Locate and copy each line in the data that contains the word "with".

##### Supplied records

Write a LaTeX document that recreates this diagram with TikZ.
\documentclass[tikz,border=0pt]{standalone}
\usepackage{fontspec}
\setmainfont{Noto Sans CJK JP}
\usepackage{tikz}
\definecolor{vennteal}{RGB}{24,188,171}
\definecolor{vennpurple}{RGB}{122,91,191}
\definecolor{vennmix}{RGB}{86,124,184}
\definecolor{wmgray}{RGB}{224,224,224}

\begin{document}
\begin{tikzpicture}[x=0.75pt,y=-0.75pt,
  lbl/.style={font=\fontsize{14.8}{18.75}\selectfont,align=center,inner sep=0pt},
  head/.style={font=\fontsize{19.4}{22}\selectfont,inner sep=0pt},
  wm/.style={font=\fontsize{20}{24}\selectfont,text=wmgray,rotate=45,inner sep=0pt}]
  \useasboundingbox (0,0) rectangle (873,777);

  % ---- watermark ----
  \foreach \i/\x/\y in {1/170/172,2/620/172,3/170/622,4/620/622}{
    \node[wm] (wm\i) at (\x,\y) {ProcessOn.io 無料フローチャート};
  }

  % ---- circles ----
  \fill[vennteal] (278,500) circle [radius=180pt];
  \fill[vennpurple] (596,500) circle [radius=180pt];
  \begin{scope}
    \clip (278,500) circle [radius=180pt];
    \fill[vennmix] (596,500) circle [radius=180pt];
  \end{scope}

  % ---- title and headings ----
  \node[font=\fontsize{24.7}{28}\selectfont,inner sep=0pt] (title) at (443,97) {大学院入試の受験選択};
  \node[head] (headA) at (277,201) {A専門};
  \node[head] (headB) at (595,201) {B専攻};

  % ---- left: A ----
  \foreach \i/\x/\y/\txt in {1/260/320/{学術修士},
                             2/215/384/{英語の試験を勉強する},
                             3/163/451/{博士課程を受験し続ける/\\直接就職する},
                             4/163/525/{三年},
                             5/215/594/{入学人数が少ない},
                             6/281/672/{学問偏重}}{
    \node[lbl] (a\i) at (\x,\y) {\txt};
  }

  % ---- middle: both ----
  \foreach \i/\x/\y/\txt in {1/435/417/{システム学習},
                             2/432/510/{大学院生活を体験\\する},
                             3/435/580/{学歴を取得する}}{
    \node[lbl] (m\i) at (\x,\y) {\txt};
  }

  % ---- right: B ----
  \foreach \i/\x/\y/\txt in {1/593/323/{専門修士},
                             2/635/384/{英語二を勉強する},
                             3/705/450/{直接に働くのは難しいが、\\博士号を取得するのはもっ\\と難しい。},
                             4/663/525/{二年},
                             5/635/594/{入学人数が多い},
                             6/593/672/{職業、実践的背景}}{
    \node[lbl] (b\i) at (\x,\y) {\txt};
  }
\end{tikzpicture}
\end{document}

##########
##### Supplied records

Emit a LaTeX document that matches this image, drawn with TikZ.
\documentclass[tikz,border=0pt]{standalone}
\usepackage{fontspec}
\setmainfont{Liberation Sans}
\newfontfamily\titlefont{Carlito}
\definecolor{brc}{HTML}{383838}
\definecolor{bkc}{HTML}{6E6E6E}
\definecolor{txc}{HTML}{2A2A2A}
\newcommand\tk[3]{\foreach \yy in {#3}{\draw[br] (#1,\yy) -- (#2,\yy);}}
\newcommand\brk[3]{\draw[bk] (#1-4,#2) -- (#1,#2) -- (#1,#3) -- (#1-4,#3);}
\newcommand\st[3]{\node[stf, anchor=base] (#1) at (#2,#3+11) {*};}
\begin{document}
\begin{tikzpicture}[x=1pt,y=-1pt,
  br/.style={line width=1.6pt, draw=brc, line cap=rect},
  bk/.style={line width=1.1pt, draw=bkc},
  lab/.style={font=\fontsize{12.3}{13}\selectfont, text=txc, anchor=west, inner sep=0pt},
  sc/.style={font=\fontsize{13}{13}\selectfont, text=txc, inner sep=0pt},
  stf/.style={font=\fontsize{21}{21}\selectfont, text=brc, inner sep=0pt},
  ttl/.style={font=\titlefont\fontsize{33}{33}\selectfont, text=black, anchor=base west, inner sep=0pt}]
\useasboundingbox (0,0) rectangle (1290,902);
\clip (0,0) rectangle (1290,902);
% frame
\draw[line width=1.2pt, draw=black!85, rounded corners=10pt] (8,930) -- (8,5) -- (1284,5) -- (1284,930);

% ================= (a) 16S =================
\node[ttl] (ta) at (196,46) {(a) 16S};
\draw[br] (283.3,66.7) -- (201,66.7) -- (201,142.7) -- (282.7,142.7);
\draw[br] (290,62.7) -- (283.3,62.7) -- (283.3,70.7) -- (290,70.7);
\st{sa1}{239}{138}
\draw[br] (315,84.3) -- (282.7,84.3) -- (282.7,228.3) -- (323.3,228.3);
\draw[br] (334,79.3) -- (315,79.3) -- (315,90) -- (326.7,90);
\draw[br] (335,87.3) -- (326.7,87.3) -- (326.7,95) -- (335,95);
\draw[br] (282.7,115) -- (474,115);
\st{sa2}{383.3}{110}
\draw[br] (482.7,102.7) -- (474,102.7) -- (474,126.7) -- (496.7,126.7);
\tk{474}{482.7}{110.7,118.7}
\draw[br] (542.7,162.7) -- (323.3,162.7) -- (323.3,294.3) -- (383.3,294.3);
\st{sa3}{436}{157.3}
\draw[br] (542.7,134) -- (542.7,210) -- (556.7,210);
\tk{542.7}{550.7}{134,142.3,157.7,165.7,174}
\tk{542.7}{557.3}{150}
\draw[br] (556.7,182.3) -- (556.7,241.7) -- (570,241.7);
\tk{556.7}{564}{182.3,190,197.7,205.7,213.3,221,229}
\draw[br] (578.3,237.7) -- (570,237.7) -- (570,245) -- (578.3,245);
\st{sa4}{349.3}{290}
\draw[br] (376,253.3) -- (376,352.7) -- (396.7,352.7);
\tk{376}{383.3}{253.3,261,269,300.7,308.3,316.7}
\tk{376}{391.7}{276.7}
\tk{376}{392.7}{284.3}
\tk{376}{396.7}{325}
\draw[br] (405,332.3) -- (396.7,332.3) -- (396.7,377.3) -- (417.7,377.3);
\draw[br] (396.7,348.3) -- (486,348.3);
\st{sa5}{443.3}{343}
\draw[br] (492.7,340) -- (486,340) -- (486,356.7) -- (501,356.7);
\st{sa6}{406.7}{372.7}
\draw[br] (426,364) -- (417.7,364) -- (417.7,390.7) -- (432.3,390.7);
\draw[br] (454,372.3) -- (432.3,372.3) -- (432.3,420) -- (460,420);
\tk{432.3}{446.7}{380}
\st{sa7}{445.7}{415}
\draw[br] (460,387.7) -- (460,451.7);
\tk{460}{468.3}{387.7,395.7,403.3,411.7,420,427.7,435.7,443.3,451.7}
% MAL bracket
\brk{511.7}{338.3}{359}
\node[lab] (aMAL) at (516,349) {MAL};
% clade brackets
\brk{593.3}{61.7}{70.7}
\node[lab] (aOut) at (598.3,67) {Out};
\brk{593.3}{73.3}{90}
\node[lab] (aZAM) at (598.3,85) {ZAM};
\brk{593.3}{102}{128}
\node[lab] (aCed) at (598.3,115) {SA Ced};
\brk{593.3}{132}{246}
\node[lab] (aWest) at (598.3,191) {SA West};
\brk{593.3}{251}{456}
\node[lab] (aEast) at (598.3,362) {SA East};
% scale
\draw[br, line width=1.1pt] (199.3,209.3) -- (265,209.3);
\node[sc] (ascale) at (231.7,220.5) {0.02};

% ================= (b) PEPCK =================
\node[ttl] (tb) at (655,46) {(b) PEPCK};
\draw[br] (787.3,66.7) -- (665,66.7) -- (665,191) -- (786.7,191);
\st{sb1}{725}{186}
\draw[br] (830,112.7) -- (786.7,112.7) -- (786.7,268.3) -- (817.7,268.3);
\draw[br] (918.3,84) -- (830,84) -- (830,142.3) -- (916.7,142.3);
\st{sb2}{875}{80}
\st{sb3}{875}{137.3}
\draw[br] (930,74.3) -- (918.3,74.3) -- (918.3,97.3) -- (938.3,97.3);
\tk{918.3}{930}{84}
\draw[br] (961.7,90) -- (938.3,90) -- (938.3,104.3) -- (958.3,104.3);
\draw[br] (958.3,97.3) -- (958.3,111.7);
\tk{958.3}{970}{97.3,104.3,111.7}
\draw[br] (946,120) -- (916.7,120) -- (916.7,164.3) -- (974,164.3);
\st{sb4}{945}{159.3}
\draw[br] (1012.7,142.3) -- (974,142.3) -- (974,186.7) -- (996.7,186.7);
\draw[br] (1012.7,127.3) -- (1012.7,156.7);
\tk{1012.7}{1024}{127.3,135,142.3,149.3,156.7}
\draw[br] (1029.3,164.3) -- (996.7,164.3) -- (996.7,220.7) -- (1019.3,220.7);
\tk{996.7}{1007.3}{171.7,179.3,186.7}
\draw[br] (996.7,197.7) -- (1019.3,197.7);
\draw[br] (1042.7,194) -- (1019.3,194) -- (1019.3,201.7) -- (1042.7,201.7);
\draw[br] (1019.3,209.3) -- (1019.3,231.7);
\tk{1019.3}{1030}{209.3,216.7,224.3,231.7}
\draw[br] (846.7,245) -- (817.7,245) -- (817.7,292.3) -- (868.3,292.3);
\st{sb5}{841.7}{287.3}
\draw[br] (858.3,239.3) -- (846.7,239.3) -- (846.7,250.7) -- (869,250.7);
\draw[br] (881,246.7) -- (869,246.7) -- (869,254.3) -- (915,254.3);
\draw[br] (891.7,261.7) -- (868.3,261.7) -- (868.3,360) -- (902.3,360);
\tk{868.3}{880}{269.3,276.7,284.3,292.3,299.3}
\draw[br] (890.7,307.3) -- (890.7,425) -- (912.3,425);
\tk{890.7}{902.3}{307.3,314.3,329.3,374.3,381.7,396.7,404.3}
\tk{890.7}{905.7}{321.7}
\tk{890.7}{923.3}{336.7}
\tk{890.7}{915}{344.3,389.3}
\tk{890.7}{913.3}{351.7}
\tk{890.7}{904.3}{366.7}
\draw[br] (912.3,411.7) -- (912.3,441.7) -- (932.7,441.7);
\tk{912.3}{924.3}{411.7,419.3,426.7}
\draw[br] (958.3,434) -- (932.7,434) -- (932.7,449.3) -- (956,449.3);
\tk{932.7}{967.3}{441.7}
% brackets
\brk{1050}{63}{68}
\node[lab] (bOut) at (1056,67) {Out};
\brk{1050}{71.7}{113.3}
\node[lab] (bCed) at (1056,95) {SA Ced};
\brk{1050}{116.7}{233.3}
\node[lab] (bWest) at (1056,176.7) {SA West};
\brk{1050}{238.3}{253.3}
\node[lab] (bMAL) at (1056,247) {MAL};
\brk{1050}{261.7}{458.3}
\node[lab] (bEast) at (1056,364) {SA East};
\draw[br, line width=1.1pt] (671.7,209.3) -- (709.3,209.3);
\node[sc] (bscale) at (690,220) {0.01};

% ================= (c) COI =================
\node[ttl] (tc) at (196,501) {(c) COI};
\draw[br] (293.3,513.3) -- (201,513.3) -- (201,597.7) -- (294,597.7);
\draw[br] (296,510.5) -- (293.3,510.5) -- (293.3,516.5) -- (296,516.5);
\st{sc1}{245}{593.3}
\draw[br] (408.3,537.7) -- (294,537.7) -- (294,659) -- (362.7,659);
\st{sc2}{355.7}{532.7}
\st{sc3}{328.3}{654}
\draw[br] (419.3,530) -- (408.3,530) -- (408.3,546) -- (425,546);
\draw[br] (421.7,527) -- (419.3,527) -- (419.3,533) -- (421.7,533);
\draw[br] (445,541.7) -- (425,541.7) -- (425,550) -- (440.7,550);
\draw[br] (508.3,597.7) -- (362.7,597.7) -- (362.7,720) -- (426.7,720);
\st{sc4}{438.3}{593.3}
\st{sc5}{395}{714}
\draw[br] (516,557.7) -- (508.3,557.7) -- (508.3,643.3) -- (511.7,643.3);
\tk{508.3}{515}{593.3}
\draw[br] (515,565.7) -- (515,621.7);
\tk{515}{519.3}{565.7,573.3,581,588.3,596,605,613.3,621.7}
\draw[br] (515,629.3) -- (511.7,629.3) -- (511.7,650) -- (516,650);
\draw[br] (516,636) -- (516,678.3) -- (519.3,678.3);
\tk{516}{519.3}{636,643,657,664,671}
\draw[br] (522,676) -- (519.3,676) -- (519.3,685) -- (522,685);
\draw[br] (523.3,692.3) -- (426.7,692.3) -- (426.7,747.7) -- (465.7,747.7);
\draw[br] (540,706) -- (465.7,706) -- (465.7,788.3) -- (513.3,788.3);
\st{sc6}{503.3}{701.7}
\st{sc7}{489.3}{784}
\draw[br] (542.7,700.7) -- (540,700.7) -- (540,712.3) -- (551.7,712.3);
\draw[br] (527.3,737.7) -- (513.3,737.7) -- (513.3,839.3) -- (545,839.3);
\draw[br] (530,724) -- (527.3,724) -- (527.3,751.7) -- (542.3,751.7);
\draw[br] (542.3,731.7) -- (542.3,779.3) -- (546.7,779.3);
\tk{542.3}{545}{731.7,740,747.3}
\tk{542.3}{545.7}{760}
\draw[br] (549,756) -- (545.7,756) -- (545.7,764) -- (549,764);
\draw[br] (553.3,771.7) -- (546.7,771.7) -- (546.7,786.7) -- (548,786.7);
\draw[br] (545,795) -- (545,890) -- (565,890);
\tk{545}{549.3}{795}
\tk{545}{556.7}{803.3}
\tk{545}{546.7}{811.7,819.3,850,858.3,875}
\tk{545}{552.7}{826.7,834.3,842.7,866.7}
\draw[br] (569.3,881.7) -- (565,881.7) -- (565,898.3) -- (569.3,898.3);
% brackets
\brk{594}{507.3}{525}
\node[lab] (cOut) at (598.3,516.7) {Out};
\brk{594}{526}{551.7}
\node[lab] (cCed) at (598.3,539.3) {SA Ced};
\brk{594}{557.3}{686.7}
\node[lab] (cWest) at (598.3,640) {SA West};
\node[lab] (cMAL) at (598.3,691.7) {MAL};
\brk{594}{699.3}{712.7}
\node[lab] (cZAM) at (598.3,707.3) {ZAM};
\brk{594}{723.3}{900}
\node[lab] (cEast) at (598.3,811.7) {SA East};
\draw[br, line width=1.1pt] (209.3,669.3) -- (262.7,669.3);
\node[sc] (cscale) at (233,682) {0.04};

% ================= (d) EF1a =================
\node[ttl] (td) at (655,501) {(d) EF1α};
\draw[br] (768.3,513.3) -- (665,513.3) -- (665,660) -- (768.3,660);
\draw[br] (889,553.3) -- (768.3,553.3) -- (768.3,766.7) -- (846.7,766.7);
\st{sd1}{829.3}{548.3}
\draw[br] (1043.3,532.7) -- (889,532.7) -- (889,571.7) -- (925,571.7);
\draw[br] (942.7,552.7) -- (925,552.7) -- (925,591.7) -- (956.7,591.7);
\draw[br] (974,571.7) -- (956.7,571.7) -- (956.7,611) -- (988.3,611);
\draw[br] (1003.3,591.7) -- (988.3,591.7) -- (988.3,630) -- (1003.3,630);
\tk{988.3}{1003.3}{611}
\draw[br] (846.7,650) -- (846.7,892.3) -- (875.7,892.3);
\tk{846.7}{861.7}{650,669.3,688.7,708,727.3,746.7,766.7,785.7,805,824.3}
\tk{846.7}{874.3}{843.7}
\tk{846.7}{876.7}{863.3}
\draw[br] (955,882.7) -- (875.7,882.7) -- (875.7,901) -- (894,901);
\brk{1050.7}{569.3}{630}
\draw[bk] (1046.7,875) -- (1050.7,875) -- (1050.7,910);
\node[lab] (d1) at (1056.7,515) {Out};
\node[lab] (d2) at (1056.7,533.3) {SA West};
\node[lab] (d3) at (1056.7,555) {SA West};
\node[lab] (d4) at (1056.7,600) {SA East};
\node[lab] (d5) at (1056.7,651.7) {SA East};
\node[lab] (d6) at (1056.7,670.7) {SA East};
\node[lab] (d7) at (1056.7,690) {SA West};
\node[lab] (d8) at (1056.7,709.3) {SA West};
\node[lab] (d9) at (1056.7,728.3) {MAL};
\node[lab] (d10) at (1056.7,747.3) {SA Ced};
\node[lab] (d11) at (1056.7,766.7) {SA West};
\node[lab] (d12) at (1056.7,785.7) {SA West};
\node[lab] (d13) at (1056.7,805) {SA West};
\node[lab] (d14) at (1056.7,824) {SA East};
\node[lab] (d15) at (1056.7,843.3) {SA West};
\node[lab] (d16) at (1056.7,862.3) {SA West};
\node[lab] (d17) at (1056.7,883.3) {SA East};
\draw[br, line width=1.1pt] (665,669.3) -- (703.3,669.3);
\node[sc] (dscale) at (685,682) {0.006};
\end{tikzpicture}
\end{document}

##########
##### Supplied records

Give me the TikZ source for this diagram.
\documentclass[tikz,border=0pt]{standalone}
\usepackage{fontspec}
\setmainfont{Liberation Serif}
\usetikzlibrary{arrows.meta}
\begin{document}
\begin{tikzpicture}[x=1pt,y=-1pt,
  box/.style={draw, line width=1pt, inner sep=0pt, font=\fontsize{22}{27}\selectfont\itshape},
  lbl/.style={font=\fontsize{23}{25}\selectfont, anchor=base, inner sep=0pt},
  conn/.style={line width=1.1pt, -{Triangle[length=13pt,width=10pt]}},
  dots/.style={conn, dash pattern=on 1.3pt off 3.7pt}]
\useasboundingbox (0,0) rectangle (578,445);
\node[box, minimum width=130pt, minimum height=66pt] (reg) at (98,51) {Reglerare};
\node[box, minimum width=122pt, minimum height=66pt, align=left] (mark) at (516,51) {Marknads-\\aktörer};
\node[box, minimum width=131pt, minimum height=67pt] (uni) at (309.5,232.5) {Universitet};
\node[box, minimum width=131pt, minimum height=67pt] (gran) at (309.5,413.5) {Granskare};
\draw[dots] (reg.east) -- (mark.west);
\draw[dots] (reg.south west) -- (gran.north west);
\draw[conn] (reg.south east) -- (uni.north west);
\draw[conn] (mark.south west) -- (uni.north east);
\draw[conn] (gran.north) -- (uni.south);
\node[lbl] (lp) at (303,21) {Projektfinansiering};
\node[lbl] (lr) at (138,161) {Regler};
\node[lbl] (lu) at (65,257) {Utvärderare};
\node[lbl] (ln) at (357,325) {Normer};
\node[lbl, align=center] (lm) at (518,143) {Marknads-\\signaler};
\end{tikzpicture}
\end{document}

##########

### Exercise response
Write a LaTeX document that recreates this diagram with TikZ.
Emit a LaTeX document that matches this image, drawn with TikZ.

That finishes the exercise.